Should we then give up explicitness? Even before we read a book, or watch a film, a play, a painting or a photograph, or listen to a piece of music, their paratexts conditions their reception. When Barthes calls for the death of the author, observing, “donner un Auteur à un texte, c'est imposer à ce texte un cran d'arrêt, c'est le pourvoir d'un signifié dernier, c'est fermer l'écriture,”[2] he seems to be saying that explicitness lies on the side of closure, and that to reopen the text, we need to evacuate its ultimate paratext, i. e. its author (Le Bruissement de la langue, Paris: Points, 1984, 68). How, then, are we to fathom and formulate the complexities of the notion of explicitness? Topics for this conference may include but are not limited to:
· Univocity and polysemy: is explicitness necessarily univocal?

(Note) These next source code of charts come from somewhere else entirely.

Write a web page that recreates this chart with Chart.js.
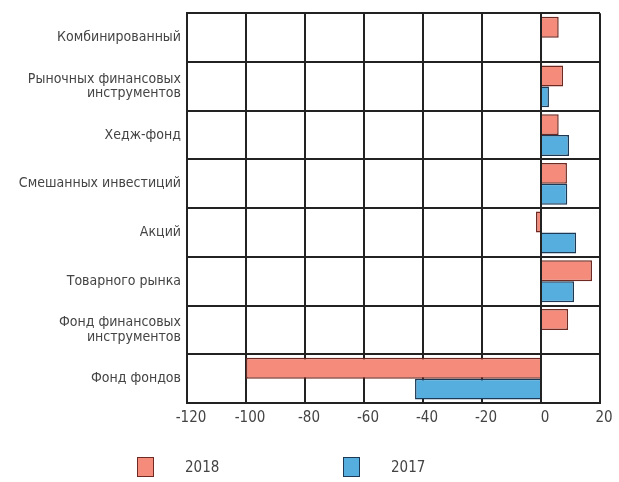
<!DOCTYPE html>
<html>
<head>
<meta charset="utf-8">
<script src="https://cdn.jsdelivr.net/npm/chart.js@4/dist/chart.umd.min.js"></script>
<style>
  body { margin: 0; background: #fff; }
  #wrap { position: relative; width: 619px; height: 482px; }
  #legend { position: absolute; left: 0; top: 456px; width: 619px; height: 24px;
    font-family: 'Liberation Sans Narrow', 'DejaVu Sans Condensed', sans-serif; font-size: 15px; color: #444; }
  .item { position: absolute; top: 0; height: 22px; line-height: 22px; }
  .box { position: absolute; top: 1px; width: 15px; height: 18px; border: 1.5px solid; }
  .txt { position: absolute; top: 0; white-space: nowrap; }
</style>
</head>
<body>
<div id="wrap">
  <canvas id="chart" width="619" height="482"></canvas>
  <div id="legend"></div>
</div>
<script>
const categories = [
  'Комбинированный',
  ['Рыночных финансовых', 'инструментов'],
  'Хедж-фонд',
  'Смешанных инвестиций',
  'Акций',
  'Товарного рынка',
  ['Фонд финансовых', 'инструментов'],
  'Фонд фондов'
];
const values2018 = [6, 7.5, 6, 8.8, -1.7, 17.3, 9.2, -100];
const values2017 = [0.4, 2.7, 9.5, 8.9, 11.9, 11.2, 0, -42.7];
const seriesNames = ['2018', '2017'];
const xTicks = { min: -120, max: 20, step: 20 };

const fontFamily = "'Liberation Sans Narrow', 'DejaVu Sans Condensed', sans-serif";
const textColor = '#444';
const gridColor = '#222';

const ctx = document.getElementById('chart').getContext('2d');
const chart = new Chart(ctx, {
  type: 'bar',
  data: {
    labels: categories,
    datasets: [{
      label: seriesNames[0],
      data: values2018,
      backgroundColor: '#f58b7b',
      borderColor: '#6e2a22',
      borderWidth: 1.5,
      categoryPercentage: 0.86,
      barPercentage: 1
    }, {
      label: seriesNames[1],
      data: values2017,
      backgroundColor: '#55aede',
      borderColor: '#1c3a55',
      borderWidth: 1.5,
      categoryPercentage: 0.86,
      barPercentage: 1
    }]
  },
  options: {
    indexAxis: 'y',
    responsive: false,
    animation: false,
    layout: { padding: { top: 13, right: 19, bottom: 49, left: 0 } },
    plugins: {
      legend: { display: false },
      tooltip: { enabled: false }
    },
    scales: {
      x: {
        min: xTicks.min,
        max: xTicks.max,
        ticks: {
          stepSize: xTicks.step,
          color: textColor,
          font: { family: fontFamily, size: 15 },
          labelOffset: 4,
          padding: 6
        },
        grid: { color: gridColor, lineWidth: 2, drawTicks: false },
        border: { color: gridColor, width: 2 },
        afterFit(scale) { scale.height = 30; }
      },
      y: {
        ticks: {
          color: textColor,
          font: { family: fontFamily, size: 14, lineHeight: 1.05 },
          padding: 6
        },
        grid: { color: gridColor, lineWidth: 2, drawTicks: false, offset: true },
        border: { color: gridColor, width: 2 },
        afterFit(scale) { scale.width = 187; }
      }
    }
  }
});

// html legend built from the datasets
const legend = document.getElementById('legend');
const legendPos = [137, 343];
chart.data.datasets.forEach((ds, i) => {
  const item = document.createElement('div');
  item.className = 'item';
  item.style.left = legendPos[i] + 'px';
  item.innerHTML = `<span class="box" style="background:${ds.backgroundColor};border-color:${ds.borderColor}"></span>` +
    `<span class="txt" style="left:48px">${ds.label}</span>`;
  legend.appendChild(item);
});
</script>
</body>
</html>
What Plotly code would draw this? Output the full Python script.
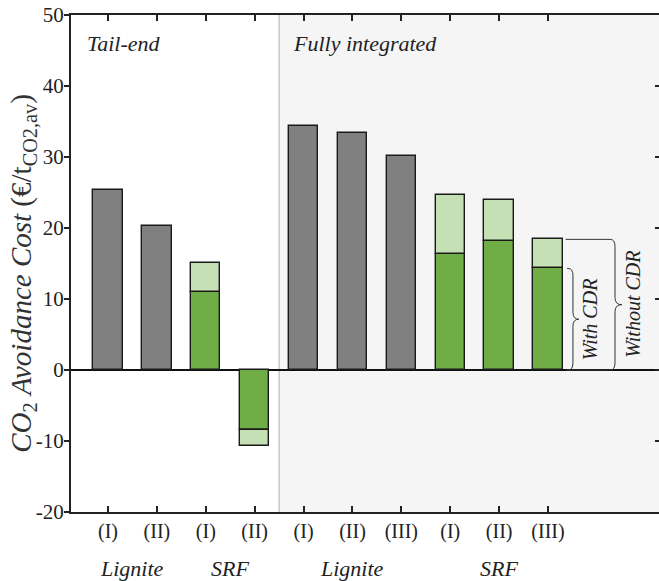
import plotly.graph_objects as go

# ---- data ----
categories = ["(I)", "(II)", "(I)", "(II)", "(I)", "(II)", "(III)", "(I)", "(II)", "(III)"]
group_labels = ["Lignite", "SRF", "Lignite", "SRF"]
group_centers = [0.5, 2.5, 5, 8]
lignite_cost = [25.4, 20.3, None, None, 34.3, 33.4, 30.2, None, None, None]
srf_with_cdr = [None, None, 11.0, -8.45, None, None, None, 16.4, 18.2, 14.3]
srf_without_cdr = [None, None, 15.1, -10.7, None, None, None, 24.6, 23.9, 18.4]
section_labels = ["Tail-end", "Fully integrated"]
n_tail_end = 4
yticks = [50, 40, 30, 20, 10, 0, -10, -20]

x = list(range(len(categories)))
srf_cdr_extra = [None if (a is None or b is None) else round(b - a, 3)
                 for a, b in zip(srf_with_cdr, srf_without_cdr)]

FONT = "Liberation Serif"
INK = "#222222"
GRAY = "#808080"
DARK_GREEN = "#70ad47"
LIGHT_GREEN = "#c5e0b4"
BW = 0.6

fig = go.Figure()
line_style = dict(color="#1a1a1a", width=1.4)
fig.add_trace(go.Bar(x=x, y=lignite_cost, marker=dict(color=GRAY, line=line_style), width=BW, showlegend=False))
fig.add_trace(go.Bar(x=x, y=srf_with_cdr, marker=dict(color=DARK_GREEN, line=line_style), width=BW, showlegend=False))
fig.add_trace(go.Bar(x=x, y=srf_cdr_extra, marker=dict(color=LIGHT_GREEN, line=line_style), width=BW, showlegend=False))
fig.add_trace(go.Scatter(x=[0], y=[0], yaxis="y2", mode="markers", marker=dict(opacity=0), showlegend=False,
                         hoverinfo="skip"))

xr = [-0.757, 11.27]
yr = [-20, 50]
sep = n_tail_end - 0.5

shapes = [
    dict(type="rect", xref="x", yref="paper", x0=sep, x1=xr[1], y0=0, y1=1,
         fillcolor="#f5f5f5", line=dict(width=0), layer="below"),
    dict(type="line", xref="x", yref="paper", x0=sep, x1=sep, y0=0, y1=1,
         line=dict(color="#b0b0b0", width=1), layer="below"),
]

# braces on the last bar
i = len(categories) - 1
yw = srf_with_cdr[i]
yo = srf_without_cdr[i]
r = 1.0

def brace(xstart, xv, xtip, ytop, ybot):
    ym = (ytop + ybot) / 2
    h = 0.1
    return (f"M {xstart},{ytop} L {xv - h},{ytop} Q {xv},{ytop} {xv},{ytop - r} "
            f"L {xv},{ym + r} Q {xv},{ym} {xtip},{ym} Q {xv},{ym} {xv},{ym - r} "
            f"L {xv},{ybot + r} Q {xv},{ybot} {xv - h},{ybot} L {xstart},{ybot}")

bstyle = dict(color="#333333", width=1)
shapes.append(dict(type="path", xref="x", yref="y", path=brace(i + 0.39, i + 0.51, i + 0.63, yw, 0), line=bstyle))
shapes.append(dict(type="path", xref="x", yref="y", path=brace(i + 0.36, i + 1.37, i + 1.51, yo, 0), line=bstyle))

annotations = [
    dict(x=-0.47, y=46, xref="x", yref="y", text=f"<i>{section_labels[0]}</i>", showarrow=False,
         xanchor="left", yanchor="middle", font=dict(family=FONT, size=22, color=INK)),
    dict(x=3.74, y=46, xref="x", yref="y", text=f"<i>{section_labels[1]}</i>", showarrow=False,
         xanchor="left", yanchor="middle", font=dict(family=FONT, size=22, color=INK)),
    dict(x=i + 0.86, y=yw / 2, xref="x", yref="y", text="<i>With CDR</i>", textangle=-90, showarrow=False,
         xanchor="center", yanchor="middle", font=dict(family=FONT, size=20, color=INK)),
    dict(x=i + 1.74, y=yo / 2, xref="x", yref="y", text="<i>Without CDR</i>", textangle=-90, showarrow=False,
         xanchor="center", yanchor="middle", font=dict(family=FONT, size=20, color=INK)),
    dict(x=-0.081, y=0.48, xref="paper", yref="paper",
         text="<i>CO</i><sub>2</sub> <i>Avoidance Cost</i> (€/t<sub>CO2,av</sub>)",
         textangle=-90, showarrow=False, xanchor="center", yanchor="middle",
         font=dict(family=FONT, size=29, color="#333333")),
]
for lab, cx in zip(group_labels, group_centers):
    annotations.append(dict(x=cx, y=-0.113, xref="x", yref="paper", text=f"<i>{lab}</i>", showarrow=False,
                            xanchor="center", yanchor="middle", font=dict(family=FONT, size=22, color=INK)))

fig.update_layout(
    width=659, height=581,
    margin=dict(l=71, r=0, t=15, b=69),
    paper_bgcolor="white", plot_bgcolor="white",
    barmode="relative",
    bargap=0,
    shapes=shapes,
    annotations=annotations,
    xaxis=dict(type="linear", range=xr, tickvals=x, ticktext=categories, ticks="inside", ticklen=6, tickwidth=2,
               tickcolor=INK, showline=True, linecolor=INK, linewidth=2, mirror="ticks",
               showgrid=False, zeroline=False, tickfont=dict(family=FONT, size=20, color=INK)),
    yaxis=dict(range=yr, tickvals=yticks, ticktext=[str(v) for v in yticks], ticks="outside", ticklen=5,
               tickwidth=2, tickcolor=INK, showline=True, linecolor=INK, linewidth=2,
               showgrid=False, zeroline=True, zerolinecolor="#111111", zerolinewidth=1.5,
               ticklabelstandoff=-4,
               tickfont=dict(family=FONT, size=21, color=INK)),
    yaxis2=dict(range=yr, overlaying="y", side="right", tickvals=yticks, ticks="inside", ticklen=4,
                tickwidth=2, tickcolor=INK, showticklabels=False, showline=False, showgrid=False,
                zeroline=False),
)

fig.write_html("out.html")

· Clichés and commonplaces
· Explicitness and intentionality
· The role of paratexts
· Speech and explicitness
· Explicitness, genre and gender
· Intertextuality
· Translation practices
· Theatre and explicitness (opening scenes, asides, stage directions...)
· Strategies of meaning in film and music
· Obscenity
· Humour and explicitness
· Materiality and explicitness
· Teaching and analysing texts in the classroom
Abstracts in English or French (300 to 500 words) should be sent with a short bio by 15 June 2025 to explicitecolloque@gmail.com
Organising committee: Camille Adnot, Éric Athenot, Farid Ghadami and Élisabeth Vialle (UPEC)
Laboratoire IMAGER (Institut des Mondes Anglophone, Germanique et Roman) - EA 3958
Équipe Ties (Textes, Images et Sons).
-----------------
[1] “It is possible, from an utterance, to derive contents that do not in principle constitute the true object of enunciation but which appear through its explicit contents. This is the domain of implicitness.”
[2] “to give an Author to a text is to impose a stop to that text, it is to provide it with an ultimate signified, it is to close writing.”